Among other things, I have volunteered as a playroom assistant in the Pediatrics Ward at Surrey Memorial Hospital (SMH). I received many check-ups and tests at the oncology clinic at SMH, so it was incredible to have the opportunity to give back as a playroom volunteer. I also volunteer at the BC Cancer Agency, Make-A-Wish BC and as a support crew member for the Cops for Cancer- Tour de Valley, all of which are organizations that have given me an incredible amount of support in the past.

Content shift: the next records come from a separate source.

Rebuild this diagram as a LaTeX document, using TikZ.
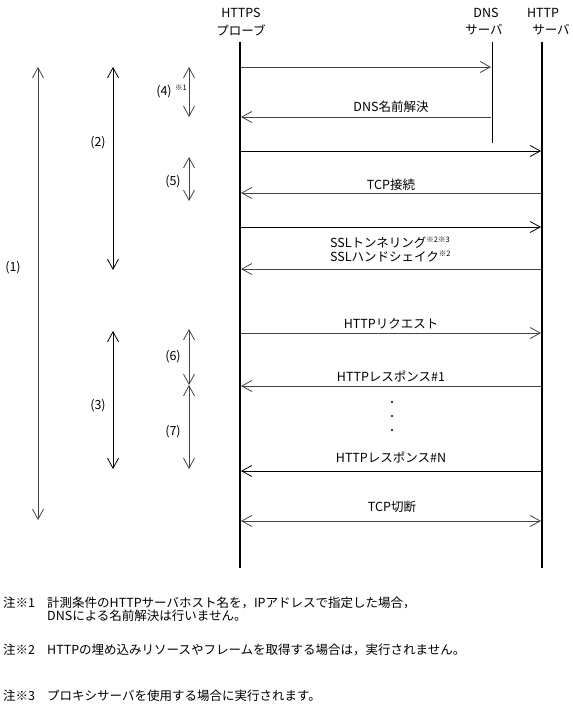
\documentclass[tikz,border=0pt]{standalone}
\usepackage{fontspec}
\setmainfont{Noto Sans CJK JP}
\usetikzlibrary{arrows.meta}
\definecolor{lgrey}{HTML}{444444}
\begin{document}
\begin{tikzpicture}[x=1pt,y=-1pt,
  every node/.style={inner sep=0pt,font=\fontsize{12.5}{15}\selectfont},
  life/.style={line width=1.8pt},
  thinlife/.style={line width=0.9pt},
  tip/.tip={Straight Barb[length=10pt,width=11pt,line width=0.8pt]},
  msg/.style={line width=0.9pt,draw=lgrey,-tip},
  msgk/.style={line width=0.9pt,draw=black,-tip},
  msgb/.style={line width=0.9pt,draw=lgrey,tip-tip},
  span/.style={line width=0.9pt,draw=lgrey,tip-tip},
  spank/.style={line width=0.9pt,draw=black,tip-tip},
  sup/.style={font=\fontsize{7.5}{9}\selectfont},
  note/.style={anchor=west,font=\fontsize{12.5}{15}\selectfont}]
\useasboundingbox (0,0) rectangle (572,708);
% headers
\node (hp1) at (241,13) {HTTPS};
\node (hp2) at (241,30) {プローブ};
\node (hd1) at (486,13) {DNS};
\node (hd2) at (484,30) {サーバ};
\node (hh1) at (543,13) {HTTP};
\node (hh2) at (551,30) {サーバ};
% lifelines
\coordinate (pt) at (240,42); \coordinate (pb) at (240,568);
\coordinate (dt) at (492,42); \coordinate (db) at (492,143);
\coordinate (ht) at (542,42); \coordinate (hb) at (542,568);
\draw[life] (pt) -- (pb);
\draw[thinlife] (dt) -- (db);
\draw[life] (ht) -- (hb);
% message points
\foreach \n/\y in {1/67,2/117,3/151,4/193,5/227,6/269,7/333,8/386,9/471,10/521}{
  \coordinate (p\n) at (241,\y);
}
\coordinate (d1) at (491,67); \coordinate (d2) at (491,117);
\foreach \n/\y in {3/151,4/193,5/227,6/269,7/333,8/386,9/471,10/521}{
  \coordinate (h\n) at (541,\y);
}
\draw[msg] (p1) -- (d1);
\draw[msg] (d2) -- (p2);
\draw[msgk] (p3) -- (h3);
\draw[msg] (h4) -- (p4);
\draw[msgk] (p5) -- (h5);
\draw[msg] (h6) -- (p6);
\draw[msg] (p7) -- (h7);
\draw[msg] (h8) -- (p8);
\draw[msgk] (h9) -- (p9);
\draw[msgb] (p10) -- (h10);
% labels
\node (l2) at (391,107) {DNS名前解決};
\node (l4) at (391,185) {TCP接続};
\node[anchor=west] (l6a) at (330,243) {SSLトンネリング\raisebox{0.4em}{\fontsize{7.5}{9}\selectfont ※2※3}};
\node[anchor=west] (l6b) at (330,257) {SSLハンドシェイク\raisebox{0.4em}{\fontsize{7.5}{9}\selectfont ※2}};
\node (l7) at (391,324) {HTTPリクエスト};
\node (l8) at (391,376) {HTTPレスポンス\#1};
\node (l9) at (391,457) {HTTPレスポンス\#N};
\node (l10) at (392,507) {TCP切断};
% dots
\foreach \y in {402,416,430}{\fill (392,\y) circle (1.1pt);}
% spans
\coordinate (s1t) at (38,67);  \coordinate (s1b) at (38,520);
\coordinate (s2t) at (113,67); \coordinate (s2b) at (113,270);
\coordinate (s3t) at (113,331); \coordinate (s3b) at (113,469);
\coordinate (s4t) at (189,67); \coordinate (s4b) at (189,117);
\coordinate (s5t) at (189,157); \coordinate (s5b) at (189,201);
\coordinate (s6t) at (189,329); \coordinate (s6b) at (189,385);
\coordinate (s7t) at (189,385); \coordinate (s7b) at (189,469);
\draw[span] (s1t) -- (s1b);
\draw[spank] (s2t) -- (s2b);
\draw[spank] (s3t) -- (s3b);
\draw[span] (s4t) -- (s4b);
\draw[span] (s5t) -- (s5b);
\draw[span] (s6t) -- (s6b);
\draw[span] (s7t) -- (s7b);
\node (n1) at (13,268) {(1)};
\node (n2) at (98,143) {(2)};
\node (n3) at (98,406) {(3)};
\node (n4) at (164,92) {(4)};
\node[sup] (n4s) at (181,88) {※1};
\node (n5) at (173,182) {(5)};
\node (n6) at (173,357) {(6)};
\node (n7) at (173,432) {(7)};
% notes
\node[note] (c1) at (3,603) {注※1};
\node[note] (t1a) at (47,603) {計測条件のHTTPサーバホスト名を，IPアドレスで指定した場合，};
\node[note] (t1b) at (47,616) {DNSによる名前解決は行いません。};
\node[note] (c2) at (3,650) {注※2};
\node[note] (t2) at (47,650) {HTTPの埋め込みリソースやフレームを取得する場合は，実行されません。};
\node[note] (c3) at (3,696) {注※3};
\node[note] (t3) at (47,696) {プロキシサーバを使用する場合に実行されます。};
\end{tikzpicture}
\end{document}
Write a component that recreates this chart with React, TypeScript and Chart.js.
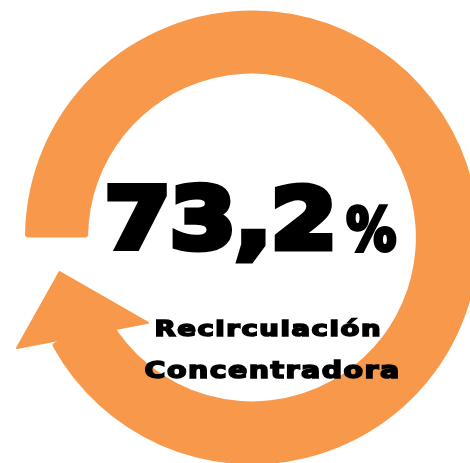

I am so lucky to be alive today, to have good health and no major side effects from chemotherapy. But so many others are not so lucky. I decided a long time ago that I want to be a pediatric oncologist one day. I don’t want to stay on the sidelines and watch any more kids be diagnosed with cancer. I’m tired of cancer taking people away from me and it breaks my heart every time one of my friends gains their angel wings. I want to live in a world free of cancer and I’m ready to do whatever it takes to make that a reality.     

I’ve learned a lot from having cancer. I’ve learned that life is incredibly temporary, that each day is a gift, and that to be alive on this beautiful planet is in itself an enormous privilege and adventure. But the hardest and most refreshing lesson that I’ve ever learned is that life has very little to do with you. You don’t always have the starring role. And you don’t always get the guarantee of having more time. Life is about people; it’s about touching lives and being part of something bigger than just you.

It is such an honour to be chosen for this award. Terry Fox is one of my personal hero’s so to be honoured with the 2016 Terry Fox Gold Medal and Prize in his name is incredibly humbling. I am infinitely grateful for the immense amount of support and promise to continue fighting for a world free from cancer.